--- START ---
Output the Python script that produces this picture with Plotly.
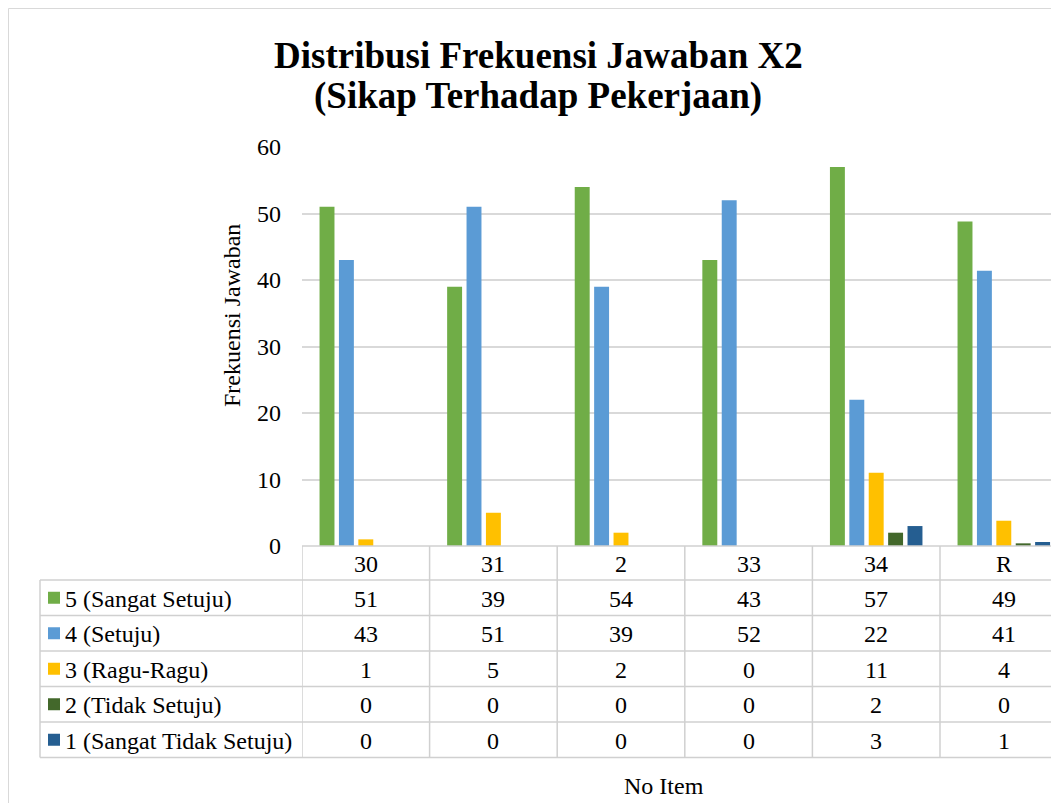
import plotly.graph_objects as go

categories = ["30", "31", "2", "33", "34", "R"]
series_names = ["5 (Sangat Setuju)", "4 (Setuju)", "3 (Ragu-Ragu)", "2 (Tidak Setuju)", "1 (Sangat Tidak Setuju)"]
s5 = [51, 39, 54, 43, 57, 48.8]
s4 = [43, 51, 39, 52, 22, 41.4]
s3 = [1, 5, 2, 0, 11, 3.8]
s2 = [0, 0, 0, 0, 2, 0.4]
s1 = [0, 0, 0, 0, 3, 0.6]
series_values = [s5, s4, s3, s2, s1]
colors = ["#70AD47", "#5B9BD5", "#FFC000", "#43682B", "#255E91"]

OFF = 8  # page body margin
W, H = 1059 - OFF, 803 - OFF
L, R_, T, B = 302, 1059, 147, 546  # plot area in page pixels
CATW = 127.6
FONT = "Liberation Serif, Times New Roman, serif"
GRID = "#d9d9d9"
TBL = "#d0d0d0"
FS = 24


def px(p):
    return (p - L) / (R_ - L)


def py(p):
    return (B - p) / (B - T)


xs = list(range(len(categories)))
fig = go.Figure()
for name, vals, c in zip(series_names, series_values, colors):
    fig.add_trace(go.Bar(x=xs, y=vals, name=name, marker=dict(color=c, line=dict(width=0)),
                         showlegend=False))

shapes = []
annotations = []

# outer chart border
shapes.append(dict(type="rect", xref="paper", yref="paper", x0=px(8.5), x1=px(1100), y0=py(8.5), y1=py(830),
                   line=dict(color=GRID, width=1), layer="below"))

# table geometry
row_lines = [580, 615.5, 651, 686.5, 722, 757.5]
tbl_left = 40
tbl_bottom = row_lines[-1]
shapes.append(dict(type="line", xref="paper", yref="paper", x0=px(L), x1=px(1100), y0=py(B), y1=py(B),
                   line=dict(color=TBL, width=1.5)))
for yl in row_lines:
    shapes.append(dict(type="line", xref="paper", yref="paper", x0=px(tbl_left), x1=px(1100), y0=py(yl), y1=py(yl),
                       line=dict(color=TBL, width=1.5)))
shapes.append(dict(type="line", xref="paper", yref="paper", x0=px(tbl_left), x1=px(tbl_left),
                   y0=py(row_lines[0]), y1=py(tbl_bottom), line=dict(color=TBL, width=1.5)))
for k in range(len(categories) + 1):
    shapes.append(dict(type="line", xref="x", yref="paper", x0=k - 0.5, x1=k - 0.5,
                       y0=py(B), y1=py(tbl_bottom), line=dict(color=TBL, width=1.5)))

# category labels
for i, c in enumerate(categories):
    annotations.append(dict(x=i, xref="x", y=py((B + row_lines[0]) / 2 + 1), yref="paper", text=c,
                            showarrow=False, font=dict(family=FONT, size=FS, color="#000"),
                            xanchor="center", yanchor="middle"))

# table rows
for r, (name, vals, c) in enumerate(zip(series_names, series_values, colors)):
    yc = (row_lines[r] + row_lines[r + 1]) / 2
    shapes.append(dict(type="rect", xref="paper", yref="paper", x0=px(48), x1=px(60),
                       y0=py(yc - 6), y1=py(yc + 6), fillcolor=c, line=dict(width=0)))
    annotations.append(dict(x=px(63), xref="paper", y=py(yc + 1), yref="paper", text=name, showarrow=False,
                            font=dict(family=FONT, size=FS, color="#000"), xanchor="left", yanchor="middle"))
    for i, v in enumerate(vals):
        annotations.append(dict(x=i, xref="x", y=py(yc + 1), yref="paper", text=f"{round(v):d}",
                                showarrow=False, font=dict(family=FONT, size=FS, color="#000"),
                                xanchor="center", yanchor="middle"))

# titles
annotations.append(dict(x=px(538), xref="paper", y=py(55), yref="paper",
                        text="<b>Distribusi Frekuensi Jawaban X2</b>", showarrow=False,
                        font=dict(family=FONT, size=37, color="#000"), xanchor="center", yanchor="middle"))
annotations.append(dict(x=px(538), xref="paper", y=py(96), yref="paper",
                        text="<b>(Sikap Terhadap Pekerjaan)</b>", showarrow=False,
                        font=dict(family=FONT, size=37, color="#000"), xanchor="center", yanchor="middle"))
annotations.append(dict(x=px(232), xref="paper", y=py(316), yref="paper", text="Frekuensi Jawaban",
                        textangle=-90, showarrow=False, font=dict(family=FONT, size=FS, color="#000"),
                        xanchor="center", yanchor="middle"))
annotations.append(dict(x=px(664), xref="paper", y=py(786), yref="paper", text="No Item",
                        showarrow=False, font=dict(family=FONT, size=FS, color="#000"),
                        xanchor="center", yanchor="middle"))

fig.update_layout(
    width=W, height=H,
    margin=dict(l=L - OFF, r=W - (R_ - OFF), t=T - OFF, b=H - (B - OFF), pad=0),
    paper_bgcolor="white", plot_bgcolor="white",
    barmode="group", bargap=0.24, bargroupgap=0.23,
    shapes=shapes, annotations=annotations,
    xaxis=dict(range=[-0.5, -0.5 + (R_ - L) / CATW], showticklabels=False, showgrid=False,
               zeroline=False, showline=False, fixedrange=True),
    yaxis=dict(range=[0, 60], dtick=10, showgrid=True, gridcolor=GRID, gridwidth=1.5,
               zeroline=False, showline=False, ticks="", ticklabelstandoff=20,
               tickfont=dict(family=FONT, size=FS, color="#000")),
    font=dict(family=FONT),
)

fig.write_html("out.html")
--- END ---
• WORK REQUIRED:
All of the material above needs to be restated exactly, with no pictures.

• SOLUTION TO THIS EXERCISE:
Output the Python script that produces this picture with Plotly.
import plotly.graph_objects as go

categories = ["30", "31", "2", "33", "34", "R"]
series_names = ["5 (Sangat Setuju)", "4 (Setuju)", "3 (Ragu-Ragu)", "2 (Tidak Setuju)", "1 (Sangat Tidak Setuju)"]
s5 = [51, 39, 54, 43, 57, 48.8]
s4 = [43, 51, 39, 52, 22, 41.4]
s3 = [1, 5, 2, 0, 11, 3.8]
s2 = [0, 0, 0, 0, 2, 0.4]
s1 = [0, 0, 0, 0, 3, 0.6]
series_values = [s5, s4, s3, s2, s1]
colors = ["#70AD47", "#5B9BD5", "#FFC000", "#43682B", "#255E91"]

OFF = 8  # page body margin
W, H = 1059 - OFF, 803 - OFF
L, R_, T, B = 302, 1059, 147, 546  # plot area in page pixels
CATW = 127.6
FONT = "Liberation Serif, Times New Roman, serif"
GRID = "#d9d9d9"
TBL = "#d0d0d0"
FS = 24


def px(p):
    return (p - L) / (R_ - L)


def py(p):
    return (B - p) / (B - T)


xs = list(range(len(categories)))
fig = go.Figure()
for name, vals, c in zip(series_names, series_values, colors):
    fig.add_trace(go.Bar(x=xs, y=vals, name=name, marker=dict(color=c, line=dict(width=0)),
                         showlegend=False))

shapes = []
annotations = []

# outer chart border
shapes.append(dict(type="rect", xref="paper", yref="paper", x0=px(8.5), x1=px(1100), y0=py(8.5), y1=py(830),
                   line=dict(color=GRID, width=1), layer="below"))

# table geometry
row_lines = [580, 615.5, 651, 686.5, 722, 757.5]
tbl_left = 40
tbl_bottom = row_lines[-1]
shapes.append(dict(type="line", xref="paper", yref="paper", x0=px(L), x1=px(1100), y0=py(B), y1=py(B),
                   line=dict(color=TBL, width=1.5)))
for yl in row_lines:
    shapes.append(dict(type="line", xref="paper", yref="paper", x0=px(tbl_left), x1=px(1100), y0=py(yl), y1=py(yl),
                       line=dict(color=TBL, width=1.5)))
shapes.append(dict(type="line", xref="paper", yref="paper", x0=px(tbl_left), x1=px(tbl_left),
                   y0=py(row_lines[0]), y1=py(tbl_bottom), line=dict(color=TBL, width=1.5)))
for k in range(len(categories) + 1):
    shapes.append(dict(type="line", xref="x", yref="paper", x0=k - 0.5, x1=k - 0.5,
                       y0=py(B), y1=py(tbl_bottom), line=dict(color=TBL, width=1.5)))

# category labels
for i, c in enumerate(categories):
    annotations.append(dict(x=i, xref="x", y=py((B + row_lines[0]) / 2 + 1), yref="paper", text=c,
                            showarrow=False, font=dict(family=FONT, size=FS, color="#000"),
                            xanchor="center", yanchor="middle"))

# table rows
for r, (name, vals, c) in enumerate(zip(series_names, series_values, colors)):
    yc = (row_lines[r] + row_lines[r + 1]) / 2
    shapes.append(dict(type="rect", xref="paper", yref="paper", x0=px(48), x1=px(60),
                       y0=py(yc - 6), y1=py(yc + 6), fillcolor=c, line=dict(width=0)))
    annotations.append(dict(x=px(63), xref="paper", y=py(yc + 1), yref="paper", text=name, showarrow=False,
                            font=dict(family=FONT, size=FS, color="#000"), xanchor="left", yanchor="middle"))
    for i, v in enumerate(vals):
        annotations.append(dict(x=i, xref="x", y=py(yc + 1), yref="paper", text=f"{round(v):d}",
                                showarrow=False, font=dict(family=FONT, size=FS, color="#000"),
                                xanchor="center", yanchor="middle"))

# titles
annotations.append(dict(x=px(538), xref="paper", y=py(55), yref="paper",
                        text="<b>Distribusi Frekuensi Jawaban X2</b>", showarrow=False,
                        font=dict(family=FONT, size=37, color="#000"), xanchor="center", yanchor="middle"))
annotations.append(dict(x=px(538), xref="paper", y=py(96), yref="paper",
                        text="<b>(Sikap Terhadap Pekerjaan)</b>", showarrow=False,
                        font=dict(family=FONT, size=37, color="#000"), xanchor="center", yanchor="middle"))
annotations.append(dict(x=px(232), xref="paper", y=py(316), yref="paper", text="Frekuensi Jawaban",
                        textangle=-90, showarrow=False, font=dict(family=FONT, size=FS, color="#000"),
                        xanchor="center", yanchor="middle"))
annotations.append(dict(x=px(664), xref="paper", y=py(786), yref="paper", text="No Item",
                        showarrow=False, font=dict(family=FONT, size=FS, color="#000"),
                        xanchor="center", yanchor="middle"))

fig.update_layout(
    width=W, height=H,
    margin=dict(l=L - OFF, r=W - (R_ - OFF), t=T - OFF, b=H - (B - OFF), pad=0),
    paper_bgcolor="white", plot_bgcolor="white",
    barmode="group", bargap=0.24, bargroupgap=0.23,
    shapes=shapes, annotations=annotations,
    xaxis=dict(range=[-0.5, -0.5 + (R_ - L) / CATW], showticklabels=False, showgrid=False,
               zeroline=False, showline=False, fixedrange=True),
    yaxis=dict(range=[0, 60], dtick=10, showgrid=True, gridcolor=GRID, gridwidth=1.5,
               zeroline=False, showline=False, ticks="", ticklabelstandoff=20,
               tickfont=dict(family=FONT, size=FS, color="#000")),
    font=dict(family=FONT),
)

fig.write_html("out.html")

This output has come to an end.